Start of Extracted material
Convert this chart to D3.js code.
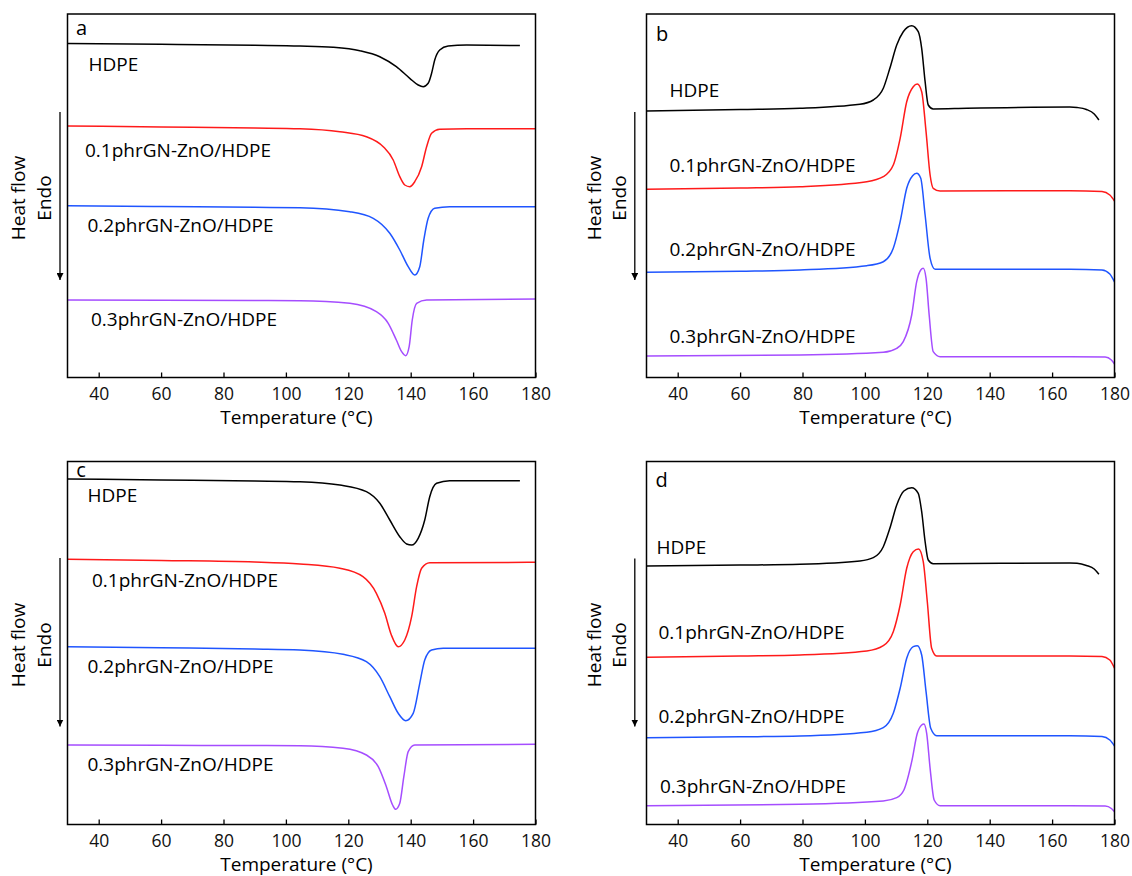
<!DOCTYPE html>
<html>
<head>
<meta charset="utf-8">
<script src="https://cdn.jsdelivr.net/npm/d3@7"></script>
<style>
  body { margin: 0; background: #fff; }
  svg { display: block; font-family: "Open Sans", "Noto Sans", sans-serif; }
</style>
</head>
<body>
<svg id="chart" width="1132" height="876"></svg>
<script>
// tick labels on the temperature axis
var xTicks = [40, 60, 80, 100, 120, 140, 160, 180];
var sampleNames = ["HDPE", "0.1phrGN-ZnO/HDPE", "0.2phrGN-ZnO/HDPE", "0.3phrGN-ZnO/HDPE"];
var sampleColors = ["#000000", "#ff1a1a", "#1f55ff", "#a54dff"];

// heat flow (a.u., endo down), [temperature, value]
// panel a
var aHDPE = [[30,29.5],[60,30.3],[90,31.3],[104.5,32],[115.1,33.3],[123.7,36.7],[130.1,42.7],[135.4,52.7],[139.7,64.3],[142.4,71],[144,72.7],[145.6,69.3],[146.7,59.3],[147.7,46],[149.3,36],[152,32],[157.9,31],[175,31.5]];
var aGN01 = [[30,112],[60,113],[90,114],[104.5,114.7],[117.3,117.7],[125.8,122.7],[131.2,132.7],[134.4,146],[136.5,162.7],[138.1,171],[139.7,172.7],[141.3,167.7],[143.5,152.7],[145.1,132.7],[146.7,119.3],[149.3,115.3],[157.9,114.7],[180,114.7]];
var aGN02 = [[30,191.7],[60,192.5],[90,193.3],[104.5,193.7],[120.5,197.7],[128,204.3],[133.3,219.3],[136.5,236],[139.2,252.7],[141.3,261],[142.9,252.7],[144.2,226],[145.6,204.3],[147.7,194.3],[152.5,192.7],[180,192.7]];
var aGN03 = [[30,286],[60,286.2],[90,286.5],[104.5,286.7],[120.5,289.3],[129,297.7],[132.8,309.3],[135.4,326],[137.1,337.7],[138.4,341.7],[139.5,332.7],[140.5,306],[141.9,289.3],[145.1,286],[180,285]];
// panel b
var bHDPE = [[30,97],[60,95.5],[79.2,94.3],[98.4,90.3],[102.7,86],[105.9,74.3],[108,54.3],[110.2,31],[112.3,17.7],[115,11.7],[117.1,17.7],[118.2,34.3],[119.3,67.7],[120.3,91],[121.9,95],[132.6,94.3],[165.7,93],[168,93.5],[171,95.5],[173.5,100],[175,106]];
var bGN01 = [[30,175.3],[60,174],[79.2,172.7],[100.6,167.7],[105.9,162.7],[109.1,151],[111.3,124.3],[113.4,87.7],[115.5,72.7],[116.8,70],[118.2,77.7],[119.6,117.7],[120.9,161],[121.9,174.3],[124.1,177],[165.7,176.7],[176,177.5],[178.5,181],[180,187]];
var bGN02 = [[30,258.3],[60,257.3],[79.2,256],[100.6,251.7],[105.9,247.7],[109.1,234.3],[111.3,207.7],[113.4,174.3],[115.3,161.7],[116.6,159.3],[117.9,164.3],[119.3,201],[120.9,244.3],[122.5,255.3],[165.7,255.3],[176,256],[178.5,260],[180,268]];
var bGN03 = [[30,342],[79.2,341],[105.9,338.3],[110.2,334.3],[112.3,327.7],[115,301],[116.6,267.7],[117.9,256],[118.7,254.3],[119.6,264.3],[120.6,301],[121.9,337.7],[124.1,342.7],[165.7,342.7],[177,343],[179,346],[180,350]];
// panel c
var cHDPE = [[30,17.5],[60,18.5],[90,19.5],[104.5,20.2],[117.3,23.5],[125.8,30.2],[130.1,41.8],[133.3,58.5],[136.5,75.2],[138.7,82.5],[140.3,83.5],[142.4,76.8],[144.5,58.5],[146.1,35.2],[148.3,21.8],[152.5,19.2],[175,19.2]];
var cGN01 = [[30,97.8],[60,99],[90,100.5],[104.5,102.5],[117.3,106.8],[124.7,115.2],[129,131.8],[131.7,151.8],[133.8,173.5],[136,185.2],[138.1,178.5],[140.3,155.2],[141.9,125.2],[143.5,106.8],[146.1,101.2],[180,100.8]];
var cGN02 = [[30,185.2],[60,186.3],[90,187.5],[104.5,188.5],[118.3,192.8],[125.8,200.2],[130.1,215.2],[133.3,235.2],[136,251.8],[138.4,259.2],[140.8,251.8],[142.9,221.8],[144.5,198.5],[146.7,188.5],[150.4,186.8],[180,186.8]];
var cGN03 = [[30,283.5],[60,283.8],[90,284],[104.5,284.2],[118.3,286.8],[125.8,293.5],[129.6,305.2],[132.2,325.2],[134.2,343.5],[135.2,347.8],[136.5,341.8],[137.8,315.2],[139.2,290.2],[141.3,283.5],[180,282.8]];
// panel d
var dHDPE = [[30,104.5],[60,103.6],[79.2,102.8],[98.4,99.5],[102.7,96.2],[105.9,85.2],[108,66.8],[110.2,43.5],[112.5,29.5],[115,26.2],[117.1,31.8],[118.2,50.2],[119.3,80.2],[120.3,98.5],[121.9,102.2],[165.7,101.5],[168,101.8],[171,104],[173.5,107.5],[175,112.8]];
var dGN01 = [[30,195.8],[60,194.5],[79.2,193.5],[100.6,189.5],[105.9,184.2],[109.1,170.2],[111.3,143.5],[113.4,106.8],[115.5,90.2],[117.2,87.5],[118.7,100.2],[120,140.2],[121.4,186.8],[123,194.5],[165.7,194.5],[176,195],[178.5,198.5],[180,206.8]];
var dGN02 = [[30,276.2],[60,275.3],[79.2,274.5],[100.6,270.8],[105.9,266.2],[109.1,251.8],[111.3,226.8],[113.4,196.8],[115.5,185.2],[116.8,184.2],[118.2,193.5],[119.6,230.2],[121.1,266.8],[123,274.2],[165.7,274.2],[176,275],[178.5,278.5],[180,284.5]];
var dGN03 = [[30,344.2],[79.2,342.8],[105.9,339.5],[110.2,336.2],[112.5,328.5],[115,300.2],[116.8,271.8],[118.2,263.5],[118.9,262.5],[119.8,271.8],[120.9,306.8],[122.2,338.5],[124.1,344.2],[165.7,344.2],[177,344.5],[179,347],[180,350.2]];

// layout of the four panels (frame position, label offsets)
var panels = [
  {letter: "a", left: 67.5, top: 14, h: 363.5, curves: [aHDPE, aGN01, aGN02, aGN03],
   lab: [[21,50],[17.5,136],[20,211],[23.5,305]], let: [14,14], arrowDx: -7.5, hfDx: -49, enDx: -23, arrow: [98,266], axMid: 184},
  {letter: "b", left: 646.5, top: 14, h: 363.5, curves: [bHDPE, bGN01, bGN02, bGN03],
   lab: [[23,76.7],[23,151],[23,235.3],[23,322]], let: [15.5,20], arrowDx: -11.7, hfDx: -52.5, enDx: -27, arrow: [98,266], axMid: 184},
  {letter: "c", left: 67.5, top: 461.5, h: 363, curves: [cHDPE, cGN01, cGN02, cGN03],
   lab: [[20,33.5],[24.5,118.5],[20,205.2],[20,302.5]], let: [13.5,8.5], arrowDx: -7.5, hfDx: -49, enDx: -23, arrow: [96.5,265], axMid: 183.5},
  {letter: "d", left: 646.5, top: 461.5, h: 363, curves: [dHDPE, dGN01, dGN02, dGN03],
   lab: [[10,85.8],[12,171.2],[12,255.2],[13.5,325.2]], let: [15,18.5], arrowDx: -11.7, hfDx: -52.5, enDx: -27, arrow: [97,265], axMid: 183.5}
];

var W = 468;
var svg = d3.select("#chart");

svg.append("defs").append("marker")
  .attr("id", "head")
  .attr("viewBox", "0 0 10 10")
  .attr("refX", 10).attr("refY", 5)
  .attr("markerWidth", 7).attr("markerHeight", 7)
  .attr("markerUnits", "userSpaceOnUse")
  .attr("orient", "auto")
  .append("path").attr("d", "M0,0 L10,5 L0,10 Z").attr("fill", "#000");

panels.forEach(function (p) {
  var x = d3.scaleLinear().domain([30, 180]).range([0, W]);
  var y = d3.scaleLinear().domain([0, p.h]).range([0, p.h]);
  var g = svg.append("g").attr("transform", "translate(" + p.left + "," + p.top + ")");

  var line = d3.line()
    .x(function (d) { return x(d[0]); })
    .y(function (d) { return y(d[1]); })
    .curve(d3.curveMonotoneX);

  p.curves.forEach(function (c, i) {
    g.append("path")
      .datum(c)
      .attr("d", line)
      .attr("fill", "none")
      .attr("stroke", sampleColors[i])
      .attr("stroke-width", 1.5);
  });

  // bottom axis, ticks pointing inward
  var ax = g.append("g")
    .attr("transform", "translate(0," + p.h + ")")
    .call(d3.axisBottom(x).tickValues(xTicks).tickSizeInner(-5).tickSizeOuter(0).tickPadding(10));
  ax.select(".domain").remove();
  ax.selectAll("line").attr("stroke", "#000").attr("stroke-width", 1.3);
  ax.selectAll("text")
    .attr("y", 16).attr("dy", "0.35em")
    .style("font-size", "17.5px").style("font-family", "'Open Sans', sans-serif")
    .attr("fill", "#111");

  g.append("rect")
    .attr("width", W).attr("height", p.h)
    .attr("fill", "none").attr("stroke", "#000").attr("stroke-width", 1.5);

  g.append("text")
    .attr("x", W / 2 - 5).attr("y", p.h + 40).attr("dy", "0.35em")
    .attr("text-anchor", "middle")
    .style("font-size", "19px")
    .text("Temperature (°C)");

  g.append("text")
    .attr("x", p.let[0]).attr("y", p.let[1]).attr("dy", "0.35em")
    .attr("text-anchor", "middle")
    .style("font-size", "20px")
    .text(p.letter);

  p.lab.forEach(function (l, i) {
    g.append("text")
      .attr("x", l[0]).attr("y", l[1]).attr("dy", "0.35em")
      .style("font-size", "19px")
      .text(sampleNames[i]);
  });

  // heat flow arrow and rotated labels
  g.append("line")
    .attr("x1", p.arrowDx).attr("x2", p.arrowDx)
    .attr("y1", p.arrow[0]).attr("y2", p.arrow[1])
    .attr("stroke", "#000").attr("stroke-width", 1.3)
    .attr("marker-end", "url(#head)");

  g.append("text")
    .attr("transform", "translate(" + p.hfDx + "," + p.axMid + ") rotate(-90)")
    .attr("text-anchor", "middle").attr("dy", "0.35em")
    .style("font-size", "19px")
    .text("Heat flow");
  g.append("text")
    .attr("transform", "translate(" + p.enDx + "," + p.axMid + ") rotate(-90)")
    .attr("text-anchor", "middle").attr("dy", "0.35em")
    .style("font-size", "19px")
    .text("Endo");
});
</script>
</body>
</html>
End of Extracted material
Start of Extracted material
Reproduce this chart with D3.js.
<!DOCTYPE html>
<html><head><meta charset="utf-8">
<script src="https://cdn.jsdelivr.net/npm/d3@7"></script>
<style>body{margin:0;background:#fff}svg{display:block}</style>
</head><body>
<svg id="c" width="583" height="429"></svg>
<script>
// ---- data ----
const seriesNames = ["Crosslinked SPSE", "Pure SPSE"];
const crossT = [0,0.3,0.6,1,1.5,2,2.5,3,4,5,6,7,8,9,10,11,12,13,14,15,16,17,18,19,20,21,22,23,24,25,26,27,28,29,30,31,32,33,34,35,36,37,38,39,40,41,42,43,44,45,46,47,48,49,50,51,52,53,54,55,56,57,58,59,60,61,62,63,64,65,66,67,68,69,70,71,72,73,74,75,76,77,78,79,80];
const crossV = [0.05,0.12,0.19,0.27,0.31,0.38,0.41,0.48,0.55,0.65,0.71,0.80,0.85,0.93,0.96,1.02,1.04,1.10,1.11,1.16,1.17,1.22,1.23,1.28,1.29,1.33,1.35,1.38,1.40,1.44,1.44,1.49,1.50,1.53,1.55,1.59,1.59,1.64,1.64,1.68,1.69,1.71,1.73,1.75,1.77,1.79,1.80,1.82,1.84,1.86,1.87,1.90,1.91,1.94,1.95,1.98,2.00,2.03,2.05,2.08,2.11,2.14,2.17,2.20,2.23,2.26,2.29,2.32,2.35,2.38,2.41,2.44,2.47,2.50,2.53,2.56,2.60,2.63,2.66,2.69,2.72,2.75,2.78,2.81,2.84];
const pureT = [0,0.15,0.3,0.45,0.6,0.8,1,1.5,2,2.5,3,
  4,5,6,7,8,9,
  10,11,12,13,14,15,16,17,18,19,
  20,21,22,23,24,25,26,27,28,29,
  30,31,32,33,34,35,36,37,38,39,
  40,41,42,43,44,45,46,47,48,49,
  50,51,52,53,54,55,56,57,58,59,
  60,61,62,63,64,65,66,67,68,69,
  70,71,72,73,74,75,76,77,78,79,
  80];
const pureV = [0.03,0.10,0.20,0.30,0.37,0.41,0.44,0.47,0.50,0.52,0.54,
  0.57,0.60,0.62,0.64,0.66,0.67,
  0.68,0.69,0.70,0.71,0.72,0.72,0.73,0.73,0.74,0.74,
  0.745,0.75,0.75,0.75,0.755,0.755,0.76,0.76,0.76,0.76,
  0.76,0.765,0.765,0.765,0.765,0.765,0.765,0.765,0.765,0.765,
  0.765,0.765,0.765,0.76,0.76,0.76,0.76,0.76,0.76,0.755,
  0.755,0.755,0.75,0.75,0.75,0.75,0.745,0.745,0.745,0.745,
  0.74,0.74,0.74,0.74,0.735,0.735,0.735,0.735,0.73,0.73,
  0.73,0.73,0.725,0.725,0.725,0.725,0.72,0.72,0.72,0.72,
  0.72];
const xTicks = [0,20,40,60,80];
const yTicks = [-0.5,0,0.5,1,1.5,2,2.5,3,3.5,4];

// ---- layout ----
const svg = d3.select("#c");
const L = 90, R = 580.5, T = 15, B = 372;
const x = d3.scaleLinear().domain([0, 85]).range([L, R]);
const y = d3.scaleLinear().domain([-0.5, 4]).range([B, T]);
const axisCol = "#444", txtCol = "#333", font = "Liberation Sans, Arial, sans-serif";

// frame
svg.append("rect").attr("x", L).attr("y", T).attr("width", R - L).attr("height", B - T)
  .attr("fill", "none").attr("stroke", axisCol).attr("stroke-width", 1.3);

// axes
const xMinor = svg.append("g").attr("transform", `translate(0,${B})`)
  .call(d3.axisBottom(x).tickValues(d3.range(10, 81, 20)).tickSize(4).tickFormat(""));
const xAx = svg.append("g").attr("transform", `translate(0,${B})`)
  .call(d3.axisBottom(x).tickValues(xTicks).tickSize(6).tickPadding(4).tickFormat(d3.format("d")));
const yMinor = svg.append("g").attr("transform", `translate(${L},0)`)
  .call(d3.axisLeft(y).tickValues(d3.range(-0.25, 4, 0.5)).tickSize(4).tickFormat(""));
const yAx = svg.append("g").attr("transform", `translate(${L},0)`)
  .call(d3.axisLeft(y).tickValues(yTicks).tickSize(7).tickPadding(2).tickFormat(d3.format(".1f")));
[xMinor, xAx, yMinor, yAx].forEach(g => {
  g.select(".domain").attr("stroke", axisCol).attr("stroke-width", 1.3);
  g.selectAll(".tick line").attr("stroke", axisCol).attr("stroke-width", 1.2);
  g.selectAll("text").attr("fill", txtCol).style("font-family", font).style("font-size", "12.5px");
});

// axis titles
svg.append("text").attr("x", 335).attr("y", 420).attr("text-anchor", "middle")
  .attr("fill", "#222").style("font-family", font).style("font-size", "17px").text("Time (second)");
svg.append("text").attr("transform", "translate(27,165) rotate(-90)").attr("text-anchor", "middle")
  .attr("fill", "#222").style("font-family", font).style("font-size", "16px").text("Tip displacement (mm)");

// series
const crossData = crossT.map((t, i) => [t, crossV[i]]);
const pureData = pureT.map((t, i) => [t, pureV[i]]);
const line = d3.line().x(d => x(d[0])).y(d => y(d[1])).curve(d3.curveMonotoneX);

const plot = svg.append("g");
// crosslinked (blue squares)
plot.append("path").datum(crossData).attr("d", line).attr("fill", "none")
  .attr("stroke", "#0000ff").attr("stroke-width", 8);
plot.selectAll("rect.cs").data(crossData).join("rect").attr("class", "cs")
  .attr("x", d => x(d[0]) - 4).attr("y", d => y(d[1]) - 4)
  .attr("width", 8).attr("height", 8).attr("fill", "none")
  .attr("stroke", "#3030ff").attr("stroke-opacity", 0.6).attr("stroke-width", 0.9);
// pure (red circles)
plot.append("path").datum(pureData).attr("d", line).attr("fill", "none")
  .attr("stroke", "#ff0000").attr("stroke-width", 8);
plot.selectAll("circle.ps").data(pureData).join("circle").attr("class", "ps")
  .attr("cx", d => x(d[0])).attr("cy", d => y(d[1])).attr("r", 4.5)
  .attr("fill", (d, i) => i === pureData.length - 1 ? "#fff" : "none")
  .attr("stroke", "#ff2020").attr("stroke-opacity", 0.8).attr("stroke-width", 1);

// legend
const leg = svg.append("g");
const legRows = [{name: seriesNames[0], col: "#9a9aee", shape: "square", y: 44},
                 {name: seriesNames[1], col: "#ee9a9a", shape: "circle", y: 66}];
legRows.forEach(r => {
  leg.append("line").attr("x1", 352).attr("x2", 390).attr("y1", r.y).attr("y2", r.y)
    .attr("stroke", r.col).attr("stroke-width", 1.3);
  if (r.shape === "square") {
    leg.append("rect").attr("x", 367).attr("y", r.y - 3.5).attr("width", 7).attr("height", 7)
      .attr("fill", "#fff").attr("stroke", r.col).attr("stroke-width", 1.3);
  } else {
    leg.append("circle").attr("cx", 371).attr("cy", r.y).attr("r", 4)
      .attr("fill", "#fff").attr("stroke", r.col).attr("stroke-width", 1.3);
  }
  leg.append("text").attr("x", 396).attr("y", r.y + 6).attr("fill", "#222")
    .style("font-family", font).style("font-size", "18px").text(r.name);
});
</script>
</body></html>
End of Extracted material
### Set problem
From the listing above, pick out each line where the word "chart" appears.

### The result
Convert this chart to D3.js code.
<svg id="chart" width="1132" height="876"></svg>
var svg = d3.select("#chart");
Reproduce this chart with D3.js.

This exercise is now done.